Davis initially accepted the record industry's argument and ruled that making tracks available on a peer-to-peer site could violate the record companies' copyright. But last month, Davis questioned whether he made the right decision. He asked for additional briefing about whether simply making music files available was a copyright infringement, or if there must also be proof that someone downloaded the files. If he rules in Thomas's favor, he will order a new trial for Thomas.

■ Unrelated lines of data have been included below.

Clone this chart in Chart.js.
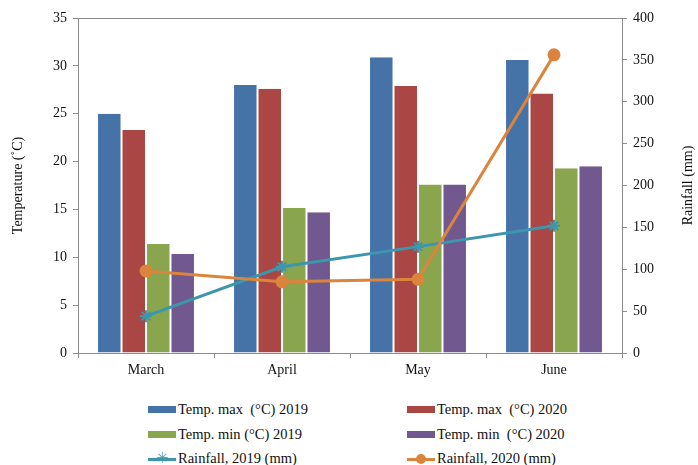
<!DOCTYPE html>
<html>
<head>
<meta charset="utf-8">
<script src="https://cdn.jsdelivr.net/npm/chart.js@4/dist/chart.umd.min.js"></script>
<style>
  body{margin:0;background:#fff;font-family:"Liberation Serif","Times New Roman",serif;}
  #wrap{position:relative;width:698px;height:465px;}
  #box{position:absolute;left:0;top:0;width:698px;height:385px;}
  .leg{position:absolute;font-size:14.5px;color:#111;display:flex;align-items:center;white-space:pre;}
  .sw{display:inline-block;width:28px;height:7px;margin-right:2px;}
  .ln{position:relative;display:inline-block;width:28px;height:10px;margin-right:2px;}
  .ln i{position:absolute;left:0;right:0;top:4px;height:3px;}
</style>
</head>
<body>
<div id="wrap">
  <div id="box"><canvas id="c"></canvas></div>
  <div id="legend"></div>
</div>
<script>
// months on the x axis
const months = ["March","April","May","June"];

// temperatures (°C), left axis
const tmax2019 = [25.0, 28.0, 30.9, 30.6];
const tmax2020 = [23.3, 27.6, 27.9, 27.1];
const tmin2019 = [11.4, 15.15, 17.6, 19.3];
const tmin2020 = [10.35, 14.7, 17.6, 19.5];

// rainfall (mm), right axis
const rain2019 = [44, 103, 127, 152];
const rain2020 = [98, 85, 88, 356];

const tempTicks = [0,5,10,15,20,25,30,35];
const rainTicks = [0,50,100,150,200,250,300,350,400];

const colors = {
  tmax2019:'#4572A7', tmax2020:'#AA4643', tmin2019:'#89A54E', tmin2020:'#71588F',
  rain2019:'#3D96AE', rain2020:'#DB843D'
};

const font = {family:'"Liberation Serif","Times New Roman",serif', size:14};
const axisColor = '#8c8c8c';

function bar(label, data, col){
  return {type:'bar', label, data, backgroundColor:col, borderColor:'#fff',
    borderWidth:{left:1,right:1,top:0,bottom:0}, yAxisID:'y', order:2,
    barPercentage:1, categoryPercentage:0.72};
}

// top frame line of the plot area + right axis title reading bottom-up
const frame = {
  id:'frame',
  afterDraw(chart){
    const {ctx, chartArea:a} = chart;
    ctx.save();
    ctx.strokeStyle = axisColor; ctx.lineWidth = 1;
    ctx.beginPath();
    ctx.moveTo(a.left, a.top+0.5); ctx.lineTo(a.right, a.top+0.5);
    ctx.stroke();
    ctx.translate(chart.width-10, (a.top+a.bottom)/2);
    ctx.rotate(-Math.PI/2);
    ctx.fillStyle = '#111';
    ctx.font = `${font.size}px ${font.family}`;
    ctx.textAlign = 'center'; ctx.textBaseline = 'middle';
    ctx.fillText('Rainfall (mm)', 0, 0);
    ctx.restore();
  }
};

new Chart(document.getElementById('c'), {
  data:{
    labels:months,
    datasets:[
      bar('Temp. max  (°C) 2019', tmax2019, colors.tmax2019),
      bar('Temp. max  (°C) 2020', tmax2020, colors.tmax2020),
      bar('Temp. min (°C) 2019', tmin2019, colors.tmin2019),
      bar('Temp. min  (°C) 2020', tmin2020, colors.tmin2020),
      {type:'line', label:'Rainfall, 2019 (mm)', data:rain2019, yAxisID:'y1', order:1,
        borderColor:colors.rain2019, backgroundColor:colors.rain2019, borderWidth:3,
        pointStyle:'star', pointRadius:6, pointBorderWidth:2, tension:0},
      {type:'line', label:'Rainfall, 2020 (mm)', data:rain2020, yAxisID:'y1', order:0,
        borderColor:colors.rain2020, backgroundColor:colors.rain2020, borderWidth:3,
        pointStyle:'circle', pointRadius:5, tension:0}
    ]
  },
  options:{
    responsive:true, maintainAspectRatio:false, animation:false,
    layout:{padding:{top:18, right:0, left:0, bottom:0}},
    plugins:{legend:{display:false}, tooltip:{enabled:false}},
    scales:{
      x:{
        grid:{display:true, drawOnChartArea:false, drawTicks:true, tickLength:5, color:axisColor, offset:true},
        border:{color:axisColor},
        ticks:{color:'#111', font, padding:4},
        afterFit(s){ s.height = 32; }
      },
      y:{
        position:'left', min:0, max:35,
        afterBuildTicks(s){ s.ticks = tempTicks.map(v=>({value:v})); },
        grid:{drawOnChartArea:false, tickLength:5, color:axisColor},
        border:{color:axisColor},
        ticks:{color:'#111', font, padding:6},
        title:{display:true, text:'Temperature (˚C)', color:'#111', font, padding:{top:10,bottom:6}},
        afterFit(s){ s.width = 78; }
      },
      y1:{
        position:'right', min:0, max:400,
        afterBuildTicks(s){ s.ticks = rainTicks.map(v=>({value:v})); },
        grid:{drawOnChartArea:false, tickLength:5, color:axisColor},
        border:{color:axisColor},
        ticks:{color:'#111', font, padding:6},
        afterFit(s){ s.width = 76; }
      }
    }
  },
  plugins:[frame]
});

// legend below the chart, two columns
const legendItems = [
  {label:'Temp. max  (°C) 2019', col:colors.tmax2019, kind:'bar', x:148, y:401},
  {label:'Temp. max  (°C) 2020', col:colors.tmax2020, kind:'bar', x:407, y:401},
  {label:'Temp. min (°C) 2019', col:colors.tmin2019, kind:'bar', x:148, y:426},
  {label:'Temp. min  (°C) 2020', col:colors.tmin2020, kind:'bar', x:407, y:426},
  {label:'Rainfall, 2019 (mm)', col:colors.rain2019, kind:'star', x:148, y:450},
  {label:'Rainfall, 2020 (mm)', col:colors.rain2020, kind:'dot', x:407, y:450}
];
const legend = document.getElementById('legend');
for(const it of legendItems){
  const d = document.createElement('div');
  d.className = 'leg';
  d.style.left = it.x+'px'; d.style.top = it.y+'px';
  let icon;
  if(it.kind==='bar'){
    icon = `<span class="sw" style="background:${it.col}"></span>`;
  }else if(it.kind==='dot'){
    icon = `<span class="ln"><i style="background:${it.col}"></i><b style="position:absolute;left:9px;top:0;width:10px;height:10px;border-radius:50%;background:${it.col}"></b></span>`;
  }else{
    icon = `<span class="ln"><i style="background:${it.col}"></i><b style="position:absolute;left:8px;top:-3px;font-weight:normal;font-size:15px;line-height:15px;color:${it.col}">✳</b></span>`;
  }
  d.innerHTML = icon + it.label;
  legend.appendChild(d);
}
</script>
</body>
</html>
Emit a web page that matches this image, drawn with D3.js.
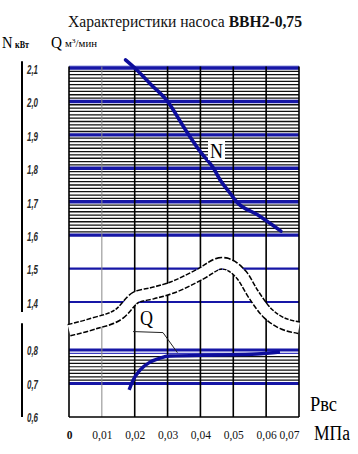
<!DOCTYPE html>
<html><head><meta charset="utf-8">
<script src="https://cdn.jsdelivr.net/npm/d3@7/dist/d3.min.js"></script>
<style>body{margin:0;background:#fff}svg{display:block}</style>
</head><body><svg id="c" width="358" height="454"></svg>
<script>
// ---------- data ----------
const pressureTicks = [0, 0.01, 0.02, 0.03, 0.04, 0.05, 0.06, 0.07];
const nTicks = [2.1, 2.0, 1.9, 1.8, 1.7, 1.6, 1.5, 1.4];
const qTicks = [0.8, 0.7, 0.6];
// N (kW) vs suction pressure
const nPressure = [0.0172, 0.020, 0.025, 0.030, 0.035, 0.040, 0.044, 0.046, 0.049, 0.051, 0.0575, 0.0645];
const nPower    = [2.124, 2.100, 2.050, 2.000, 1.922, 1.849, 1.800, 1.765, 1.726, 1.700, 1.660, 1.612];
// Q (m3/min) vs suction pressure
const qPressure = [0.0183, 0.0195, 0.0216, 0.0247, 0.0277, 0.0307, 0.0453, 0.0572, 0.0642];
const qFlow     = [0.681, 0.710, 0.740, 0.764, 0.776, 0.782, 0.785, 0.788, 0.794];
// wavy scale-break band (in N units)
const breakPressure = [0, 0.0073, 0.0155, 0.0204, 0.0253, 0.0313, 0.0399, 0.0465, 0.0526, 0.056, 0.0603, 0.0642, 0.07];
const breakLevel    = [1.3156, 1.335, 1.366, 1.414, 1.426, 1.443, 1.483, 1.516, 1.480, 1.425, 1.368, 1.340, 1.323];

// ---------- scales ----------
const svg = d3.select("#c");
const x = d3.scaleLinear().domain([0, 0.07]).range([69, 299]);
const yN = d3.scaleLinear().domain([1.4, 2.1]).range([302, 68]);
const yQ = d3.scaleLinear().domain([0.6, 0.8]).range([417, 350]);
const BLUE = "#1616a6";
const fmtY = v => d3.format(".1f")(v).replace(".", ",");
const fmtX = v => v === 0 ? "0" : d3.format(".2f")(v).replace(".", ",");

// ---------- hatching ----------
const g = svg.append("g");
const nHatch = d3.range(161, 210).filter(v => v % 10 !== 0).map(v => v / 100);
g.selectAll(".hn").data(nHatch).join("line")
  .attr("x1", x(0)).attr("x2", x(0.07))
  .attr("y1", d => yN(d)).attr("y2", d => yN(d))
  .attr("stroke", "#111").attr("stroke-width", 1.3);
const qHatch = d3.range(71, 80).map(v => v / 100);
g.selectAll(".hq").data(qHatch).join("line")
  .attr("x1", x(0)).attr("x2", x(0.07))
  .attr("y1", d => yQ(d)).attr("y2", d => yQ(d))
  .attr("stroke", d => d > 0.785 ? "#3a3ac0" : "#111").attr("stroke-width", 1.2);

// ---------- blue main lines ----------
g.append("rect").attr("x", x(0)).attr("y", yN(2.1) - 3).attr("width", x(0.07) - x(0)).attr("height", 3).attr("fill", "#c8ccee");
g.selectAll(".bn").data(nTicks).join("line")
  .attr("x1", x(0)).attr("x2", x(0.07))
  .attr("y1", d => yN(d)).attr("y2", d => yN(d))
  .attr("stroke", BLUE).attr("stroke-width", d => d >= 1.6 ? 3.4 : 2.2);
g.selectAll(".bq").data(qTicks.filter(d => d > 0.6)).join("line")
  .attr("x1", x(0)).attr("x2", x(0.07))
  .attr("y1", d => yQ(d)).attr("y2", d => yQ(d))
  .attr("stroke", BLUE).attr("stroke-width", 3.2);

// ---------- vertical grid ----------
g.selectAll(".v").data(pressureTicks).join("line")
  .attr("x1", d => x(d)).attr("x2", d => x(d))
  .attr("y1", yN(2.1) - 1.5).attr("y2", yQ(0.6))
  .attr("stroke", d => d === 0.01 ? "#888" : "#000")
  .attr("stroke-width", d => d === 0.01 ? 1 : 1.6);
g.append("line").attr("x1", x(0)).attr("x2", x(0.07)).attr("y1", yQ(0.6)).attr("y2", yQ(0.6))
  .attr("stroke", "#000").attr("stroke-width", 1.6);

// ---------- break band ----------
const bandLine = d3.line().x((d, i) => x(breakPressure[i])).y(d => yN(d)).curve(d3.curveMonotoneX);
svg.append("path").attr("d", bandLine(breakLevel)).attr("fill", "none")
  .attr("stroke", "#000").attr("stroke-width", 13).attr("stroke-dasharray", "5,1.6");
svg.append("path").attr("d", bandLine(breakLevel)).attr("fill", "none")
  .attr("stroke", "#fff").attr("stroke-width", 10);

// ---------- curves ----------
const nLine = d3.line().x((d, i) => x(nPressure[i])).y(d => yN(d)).curve(d3.curveMonotoneX);
svg.append("path").attr("d", nLine(nPower)).attr("fill", "none")
  .attr("stroke", "#0d0d9c").attr("stroke-width", 3.6).attr("stroke-linecap", "round");
const qLine = d3.line().x((d, i) => x(qPressure[i])).y(d => yQ(d)).curve(d3.curveMonotoneX);
svg.append("path").attr("d", qLine(qFlow)).attr("fill", "none")
  .attr("stroke", "#0d0d9c").attr("stroke-width", 3.4);

// Q leader line
svg.append("path")
  .attr("d", `M${x(0.0195)},${yQ(0.855)} L${x(0.0286)},${yQ(0.852)} L${x(0.033)},${yQ(0.792)}`)
  .attr("fill", "none").attr("stroke", "#222").attr("stroke-width", 1);

// curve labels
svg.append("rect").attr("x", 208).attr("y", 140).attr("width", 17).attr("height", 20).attr("fill", "#fff");
svg.append("text").attr("x", 210).attr("y", 158).attr("font-family", "Liberation Serif")
  .attr("font-size", 21).attr("textLength", 13).attr("lengthAdjust", "spacingAndGlyphs").text("N");
svg.append("text").attr("x", 140).attr("y", 325).attr("font-family", "Liberation Serif")
  .attr("font-size", 22).attr("textLength", 13).attr("lengthAdjust", "spacingAndGlyphs").text("Q");

// ---------- left axes ----------
const axisStyle = sel => {
  sel.select(".domain").remove();
  sel.selectAll("text").attr("font-family", "Liberation Sans").attr("font-style", "italic")
    .attr("font-weight", "bold").attr("font-size", 12).attr("fill", "#2a2a2a")
    .attr("textLength", 11).attr("lengthAdjust", "spacingAndGlyphs");
};
svg.append("g").attr("transform", "translate(22,1.5)")
  .call(d3.axisRight(yN).tickValues(nTicks).tickSize(0).tickPadding(5).tickFormat(fmtY)).call(axisStyle);
svg.append("g").attr("transform", "translate(22,1)")
  .call(d3.axisRight(yQ).tickValues(qTicks).tickSize(0).tickPadding(5).tickFormat(fmtY)).call(axisStyle);
svg.append("line").attr("x1", 22).attr("x2", 22).attr("y1", yN(2.12)).attr("y2", yN(1.37))
  .attr("stroke", "#000").attr("stroke-width", 2);
svg.append("line").attr("x1", 22).attr("x2", 22).attr("y1", yQ(0.88)).attr("y2", yQ(0.6))
  .attr("stroke", "#000").attr("stroke-width", 2);

// ---------- bottom axis ----------
const xa = svg.append("g").attr("transform", `translate(0,${yQ(0.6)})`)
  .call(d3.axisBottom(x).tickValues(pressureTicks).tickSize(0).tickPadding(14).tickFormat(fmtX));
xa.select(".domain").remove();
xa.selectAll("text").attr("font-family", "Liberation Serif").attr("font-size", 11.5).attr("fill", "#111")
  .attr("font-weight", d => d === 0 ? "bold" : "normal")
  .attr("text-anchor", d => d === 0.07 ? "end" : "middle");

// ---------- titles ----------
svg.append("text").attr("x", 68).attr("y", 27).attr("font-family", "Liberation Serif").attr("font-size", 16)
  .attr("textLength", 234).attr("lengthAdjust", "spacingAndGlyphs").attr("fill", "#111")
  .html('Характеристики насоса <tspan font-weight="bold">ВВН2-0,75</tspan>');
svg.append("text").attr("x", 2).attr("y", 48).attr("font-family", "Liberation Serif").attr("font-size", 17)
  .attr("textLength", 10.5).attr("lengthAdjust", "spacingAndGlyphs").text("N");
svg.append("text").attr("x", 15).attr("y", 48).attr("font-family", "Liberation Serif").attr("font-size", 10)
  .attr("font-weight", "bold").attr("textLength", 14).attr("lengthAdjust", "spacingAndGlyphs").text("кВт");
svg.append("text").attr("x", 51).attr("y", 48).attr("font-family", "Liberation Serif").attr("font-size", 17)
  .attr("textLength", 11).attr("lengthAdjust", "spacingAndGlyphs").text("Q");
svg.append("text").attr("x", 65).attr("y", 47).attr("font-family", "Liberation Serif").attr("font-size", 10)
  .attr("textLength", 32).attr("lengthAdjust", "spacingAndGlyphs").html('м<tspan dy="-4" font-size="7">3</tspan><tspan dy="4">/мин</tspan>');
svg.append("text").attr("x", 310).attr("y", 411).attr("font-family", "Liberation Serif").attr("font-size", 21)
  .attr("textLength", 27).attr("lengthAdjust", "spacingAndGlyphs").text("Рвс");
svg.append("text").attr("x", 314).attr("y", 440).attr("font-family", "Liberation Serif").attr("font-size", 20)
  .attr("textLength", 36).attr("lengthAdjust", "spacingAndGlyphs").text("МПа");
</script></body></html>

This issue is key to the record industry's strategy of suing alleged file-sharers. Revenue from record sales fell to around $10 billion last year, down around 33% from 2000. The record labels initially sued companies like the original Napster. Then, in 2003, the record labels began suing--or threatening to sue--ordinary people. In the last five years, the record industry has targeted an estimated 26,000 people, but Jammie Thomas is the only one so far found liable after a jury trial.
Digital rights groups including the Electronic Frontier Foundation and Public Knowledge also weighed in on the case Friday, arguing that Thomas should have a new trial. They contend that a ruling that allows content owners to equate making files available with distribution could leave a wide range of Web companies liable for infringement. "An inappropriately expansive reading of the distribution right will have far-reaching effects on the rights of users of digital works as well as the ability of innovators to find new, legal uses for those works," they wrote in their friend-of-the-court brief.
A law school and a group of copyright scholars from around the country filed separate friend-of-the-court briefs on behalf of Thomas earlier last week.
In recent months, other courts have reached different conclusions about whether making tracks available can constitute a copyright violation. A federal judge in Arizona, Neil Wake, ruled that making tracks available wasn't in itself enough to prove copyright infringement. Instead, Wake held that a download must also take place to prove piracy. But a federal judge in New York decided that simply offering tracks can potentially violate a copyright holder's rights.
In some cases, the record companies do not have any evidence that tracks found on a person's Kazaa folder were ever downloaded by anyone else. But in other cases, the record industry's investigators downloaded the tracks before a lawsuit was filed. In those instances, however, it's not clear that the distribution was unauthorized.